Source code of charts

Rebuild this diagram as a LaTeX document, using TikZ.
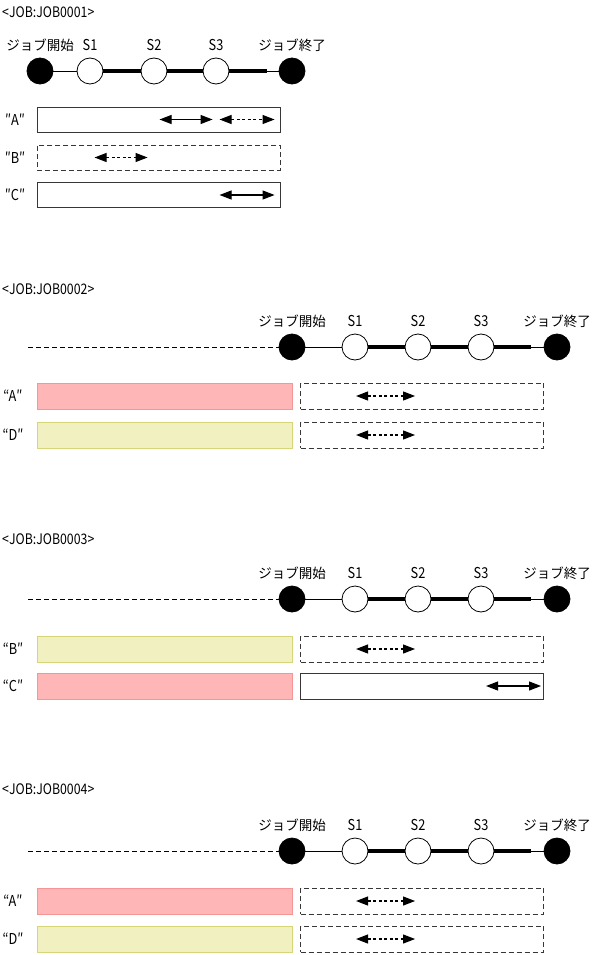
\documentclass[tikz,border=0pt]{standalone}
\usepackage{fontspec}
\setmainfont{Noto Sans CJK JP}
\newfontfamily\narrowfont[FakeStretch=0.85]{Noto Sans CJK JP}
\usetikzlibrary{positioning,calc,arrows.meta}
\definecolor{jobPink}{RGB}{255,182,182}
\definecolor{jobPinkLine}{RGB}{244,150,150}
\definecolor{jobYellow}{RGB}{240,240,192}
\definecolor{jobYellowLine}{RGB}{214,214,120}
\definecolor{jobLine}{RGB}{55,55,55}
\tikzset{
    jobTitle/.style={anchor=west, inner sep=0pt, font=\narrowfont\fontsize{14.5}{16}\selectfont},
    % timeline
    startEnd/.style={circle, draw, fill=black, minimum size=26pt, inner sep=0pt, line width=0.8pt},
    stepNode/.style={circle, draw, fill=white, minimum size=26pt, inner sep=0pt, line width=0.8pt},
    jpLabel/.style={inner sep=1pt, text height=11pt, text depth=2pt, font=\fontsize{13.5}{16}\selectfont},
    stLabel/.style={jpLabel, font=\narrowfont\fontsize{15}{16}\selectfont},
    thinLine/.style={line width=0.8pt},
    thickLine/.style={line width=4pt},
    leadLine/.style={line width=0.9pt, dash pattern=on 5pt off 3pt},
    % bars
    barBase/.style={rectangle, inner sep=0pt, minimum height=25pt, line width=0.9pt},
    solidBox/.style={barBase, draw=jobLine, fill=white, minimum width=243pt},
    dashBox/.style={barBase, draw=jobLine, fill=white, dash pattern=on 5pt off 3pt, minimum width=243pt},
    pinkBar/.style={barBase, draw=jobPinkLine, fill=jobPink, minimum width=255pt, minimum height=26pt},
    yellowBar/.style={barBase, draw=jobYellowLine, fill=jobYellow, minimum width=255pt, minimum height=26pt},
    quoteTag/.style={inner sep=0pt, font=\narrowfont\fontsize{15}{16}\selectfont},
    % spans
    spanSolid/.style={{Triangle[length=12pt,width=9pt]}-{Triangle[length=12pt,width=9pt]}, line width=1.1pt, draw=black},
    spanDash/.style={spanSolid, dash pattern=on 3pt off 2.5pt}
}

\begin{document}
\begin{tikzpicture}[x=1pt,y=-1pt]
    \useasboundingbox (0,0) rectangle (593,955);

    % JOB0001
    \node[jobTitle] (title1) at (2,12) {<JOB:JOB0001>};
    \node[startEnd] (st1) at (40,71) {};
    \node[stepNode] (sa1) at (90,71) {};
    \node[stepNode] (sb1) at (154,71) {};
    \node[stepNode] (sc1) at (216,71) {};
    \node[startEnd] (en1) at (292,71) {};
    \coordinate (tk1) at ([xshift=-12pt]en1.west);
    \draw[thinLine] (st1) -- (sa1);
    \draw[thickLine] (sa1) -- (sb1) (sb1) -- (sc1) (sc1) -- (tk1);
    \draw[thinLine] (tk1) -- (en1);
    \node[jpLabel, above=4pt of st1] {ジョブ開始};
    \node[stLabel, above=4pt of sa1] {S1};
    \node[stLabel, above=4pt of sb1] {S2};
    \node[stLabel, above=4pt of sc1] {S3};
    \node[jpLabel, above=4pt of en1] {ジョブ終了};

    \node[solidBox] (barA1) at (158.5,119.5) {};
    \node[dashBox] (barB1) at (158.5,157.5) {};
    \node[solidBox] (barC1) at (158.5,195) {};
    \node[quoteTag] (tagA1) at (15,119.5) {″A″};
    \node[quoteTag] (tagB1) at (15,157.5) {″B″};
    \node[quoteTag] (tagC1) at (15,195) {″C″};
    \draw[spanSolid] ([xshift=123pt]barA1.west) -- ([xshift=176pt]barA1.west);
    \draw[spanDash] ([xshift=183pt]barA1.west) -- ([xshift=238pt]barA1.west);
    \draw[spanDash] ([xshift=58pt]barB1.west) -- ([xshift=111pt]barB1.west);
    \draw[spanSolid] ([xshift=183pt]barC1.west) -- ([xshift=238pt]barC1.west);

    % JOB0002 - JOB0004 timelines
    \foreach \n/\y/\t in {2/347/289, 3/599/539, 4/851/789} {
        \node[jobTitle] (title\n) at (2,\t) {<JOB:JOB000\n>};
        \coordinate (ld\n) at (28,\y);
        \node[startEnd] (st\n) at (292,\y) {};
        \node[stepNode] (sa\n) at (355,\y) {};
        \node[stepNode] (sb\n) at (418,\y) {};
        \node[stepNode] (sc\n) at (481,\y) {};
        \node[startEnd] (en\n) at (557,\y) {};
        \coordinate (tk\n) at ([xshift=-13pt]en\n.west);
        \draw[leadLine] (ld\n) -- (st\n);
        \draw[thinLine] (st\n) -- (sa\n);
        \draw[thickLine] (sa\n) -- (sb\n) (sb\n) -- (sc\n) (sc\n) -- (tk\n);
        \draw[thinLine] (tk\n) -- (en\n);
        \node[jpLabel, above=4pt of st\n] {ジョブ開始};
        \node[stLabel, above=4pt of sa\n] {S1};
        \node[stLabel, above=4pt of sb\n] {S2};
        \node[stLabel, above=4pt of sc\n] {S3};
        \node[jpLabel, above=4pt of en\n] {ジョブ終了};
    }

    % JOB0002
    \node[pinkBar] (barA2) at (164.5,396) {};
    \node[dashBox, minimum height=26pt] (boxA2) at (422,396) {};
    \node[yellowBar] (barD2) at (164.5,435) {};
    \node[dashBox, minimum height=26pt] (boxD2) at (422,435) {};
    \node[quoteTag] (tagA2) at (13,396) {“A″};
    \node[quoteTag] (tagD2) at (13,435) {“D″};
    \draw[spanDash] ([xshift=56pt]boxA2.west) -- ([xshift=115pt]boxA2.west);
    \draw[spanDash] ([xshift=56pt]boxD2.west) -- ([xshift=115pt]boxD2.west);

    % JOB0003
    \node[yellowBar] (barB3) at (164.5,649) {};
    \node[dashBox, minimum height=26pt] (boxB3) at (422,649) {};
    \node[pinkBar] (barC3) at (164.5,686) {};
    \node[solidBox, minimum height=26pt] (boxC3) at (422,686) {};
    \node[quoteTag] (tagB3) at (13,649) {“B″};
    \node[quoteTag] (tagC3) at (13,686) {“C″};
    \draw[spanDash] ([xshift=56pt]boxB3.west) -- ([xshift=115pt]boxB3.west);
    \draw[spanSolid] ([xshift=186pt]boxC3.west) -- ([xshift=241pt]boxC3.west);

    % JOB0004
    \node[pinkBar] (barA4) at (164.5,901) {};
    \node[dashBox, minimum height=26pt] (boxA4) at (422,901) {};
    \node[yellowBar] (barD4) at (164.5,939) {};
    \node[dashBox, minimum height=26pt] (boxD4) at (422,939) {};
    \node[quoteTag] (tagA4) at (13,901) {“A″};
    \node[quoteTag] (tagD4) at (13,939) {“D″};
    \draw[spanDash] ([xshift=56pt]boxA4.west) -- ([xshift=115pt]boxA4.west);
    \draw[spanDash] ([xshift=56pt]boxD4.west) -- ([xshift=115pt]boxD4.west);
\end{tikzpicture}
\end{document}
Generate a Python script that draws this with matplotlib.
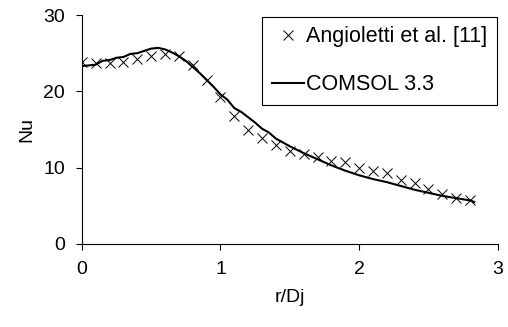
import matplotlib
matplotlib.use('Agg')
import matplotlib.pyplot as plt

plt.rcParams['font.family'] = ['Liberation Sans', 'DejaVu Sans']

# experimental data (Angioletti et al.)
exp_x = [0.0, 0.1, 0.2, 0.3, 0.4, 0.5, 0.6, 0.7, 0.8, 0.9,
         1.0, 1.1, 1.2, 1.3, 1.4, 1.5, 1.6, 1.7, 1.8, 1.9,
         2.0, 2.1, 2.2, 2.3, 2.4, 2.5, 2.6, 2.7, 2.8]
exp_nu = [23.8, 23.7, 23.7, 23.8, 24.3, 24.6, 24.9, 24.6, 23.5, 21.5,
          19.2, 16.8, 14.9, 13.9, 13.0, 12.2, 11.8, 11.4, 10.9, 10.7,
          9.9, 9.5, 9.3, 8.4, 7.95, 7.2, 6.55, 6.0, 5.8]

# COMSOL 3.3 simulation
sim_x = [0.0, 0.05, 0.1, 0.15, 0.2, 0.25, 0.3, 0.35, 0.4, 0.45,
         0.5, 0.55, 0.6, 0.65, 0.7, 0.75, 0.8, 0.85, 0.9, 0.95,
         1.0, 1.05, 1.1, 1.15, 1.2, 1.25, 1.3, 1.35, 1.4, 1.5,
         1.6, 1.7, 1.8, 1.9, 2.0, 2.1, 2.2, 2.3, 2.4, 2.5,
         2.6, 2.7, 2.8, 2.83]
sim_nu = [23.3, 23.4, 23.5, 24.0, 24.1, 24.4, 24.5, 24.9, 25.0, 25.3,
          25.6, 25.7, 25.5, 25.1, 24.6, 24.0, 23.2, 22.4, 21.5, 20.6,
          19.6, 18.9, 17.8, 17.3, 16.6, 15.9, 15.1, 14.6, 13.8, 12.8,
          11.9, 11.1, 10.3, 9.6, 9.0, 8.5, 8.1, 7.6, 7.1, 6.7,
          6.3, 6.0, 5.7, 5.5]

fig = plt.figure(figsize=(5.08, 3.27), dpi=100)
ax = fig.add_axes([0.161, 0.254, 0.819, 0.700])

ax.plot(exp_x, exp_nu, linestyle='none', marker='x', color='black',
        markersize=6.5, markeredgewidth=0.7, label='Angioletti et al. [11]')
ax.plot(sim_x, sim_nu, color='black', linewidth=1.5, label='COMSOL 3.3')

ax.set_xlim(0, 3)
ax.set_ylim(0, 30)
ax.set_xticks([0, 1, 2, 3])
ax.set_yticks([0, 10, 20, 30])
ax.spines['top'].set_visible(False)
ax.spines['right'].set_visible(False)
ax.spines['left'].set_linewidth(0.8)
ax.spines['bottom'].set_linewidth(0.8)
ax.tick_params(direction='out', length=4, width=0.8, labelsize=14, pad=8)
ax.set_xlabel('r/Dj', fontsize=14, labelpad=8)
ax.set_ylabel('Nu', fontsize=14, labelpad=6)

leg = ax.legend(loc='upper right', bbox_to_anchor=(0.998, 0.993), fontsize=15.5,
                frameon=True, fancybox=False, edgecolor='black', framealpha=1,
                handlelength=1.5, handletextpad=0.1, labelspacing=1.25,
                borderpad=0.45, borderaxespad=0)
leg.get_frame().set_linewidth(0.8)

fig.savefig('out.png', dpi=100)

Objective:
Using the entries above, transcribe every line from the line containing "Generate a Python" through the line containing "ax.set_ylabel('Nu', fontsize=14, labelpad=6)". Do not copy pictures.

Solution for this exercise:
Generate a Python script that draws this with matplotlib.
import matplotlib
matplotlib.use('Agg')
import matplotlib.pyplot as plt

plt.rcParams['font.family'] = ['Liberation Sans', 'DejaVu Sans']

# experimental data (Angioletti et al.)
exp_x = [0.0, 0.1, 0.2, 0.3, 0.4, 0.5, 0.6, 0.7, 0.8, 0.9,
         1.0, 1.1, 1.2, 1.3, 1.4, 1.5, 1.6, 1.7, 1.8, 1.9,
         2.0, 2.1, 2.2, 2.3, 2.4, 2.5, 2.6, 2.7, 2.8]
exp_nu = [23.8, 23.7, 23.7, 23.8, 24.3, 24.6, 24.9, 24.6, 23.5, 21.5,
          19.2, 16.8, 14.9, 13.9, 13.0, 12.2, 11.8, 11.4, 10.9, 10.7,
          9.9, 9.5, 9.3, 8.4, 7.95, 7.2, 6.55, 6.0, 5.8]

# COMSOL 3.3 simulation
sim_x = [0.0, 0.05, 0.1, 0.15, 0.2, 0.25, 0.3, 0.35, 0.4, 0.45,
         0.5, 0.55, 0.6, 0.65, 0.7, 0.75, 0.8, 0.85, 0.9, 0.95,
         1.0, 1.05, 1.1, 1.15, 1.2, 1.25, 1.3, 1.35, 1.4, 1.5,
         1.6, 1.7, 1.8, 1.9, 2.0, 2.1, 2.2, 2.3, 2.4, 2.5,
         2.6, 2.7, 2.8, 2.83]
sim_nu = [23.3, 23.4, 23.5, 24.0, 24.1, 24.4, 24.5, 24.9, 25.0, 25.3,
          25.6, 25.7, 25.5, 25.1, 24.6, 24.0, 23.2, 22.4, 21.5, 20.6,
          19.6, 18.9, 17.8, 17.3, 16.6, 15.9, 15.1, 14.6, 13.8, 12.8,
          11.9, 11.1, 10.3, 9.6, 9.0, 8.5, 8.1, 7.6, 7.1, 6.7,
          6.3, 6.0, 5.7, 5.5]

fig = plt.figure(figsize=(5.08, 3.27), dpi=100)
ax = fig.add_axes([0.161, 0.254, 0.819, 0.700])

ax.plot(exp_x, exp_nu, linestyle='none', marker='x', color='black',
        markersize=6.5, markeredgewidth=0.7, label='Angioletti et al. [11]')
ax.plot(sim_x, sim_nu, color='black', linewidth=1.5, label='COMSOL 3.3')

ax.set_xlim(0, 3)
ax.set_ylim(0, 30)
ax.set_xticks([0, 1, 2, 3])
ax.set_yticks([0, 10, 20, 30])
ax.spines['top'].set_visible(False)
ax.spines['right'].set_visible(False)
ax.spines['left'].set_linewidth(0.8)
ax.spines['bottom'].set_linewidth(0.8)
ax.tick_params(direction='out', length=4, width=0.8, labelsize=14, pad=8)
ax.set_xlabel('r/Dj', fontsize=14, labelpad=8)
ax.set_ylabel('Nu', fontsize=14, labelpad=6)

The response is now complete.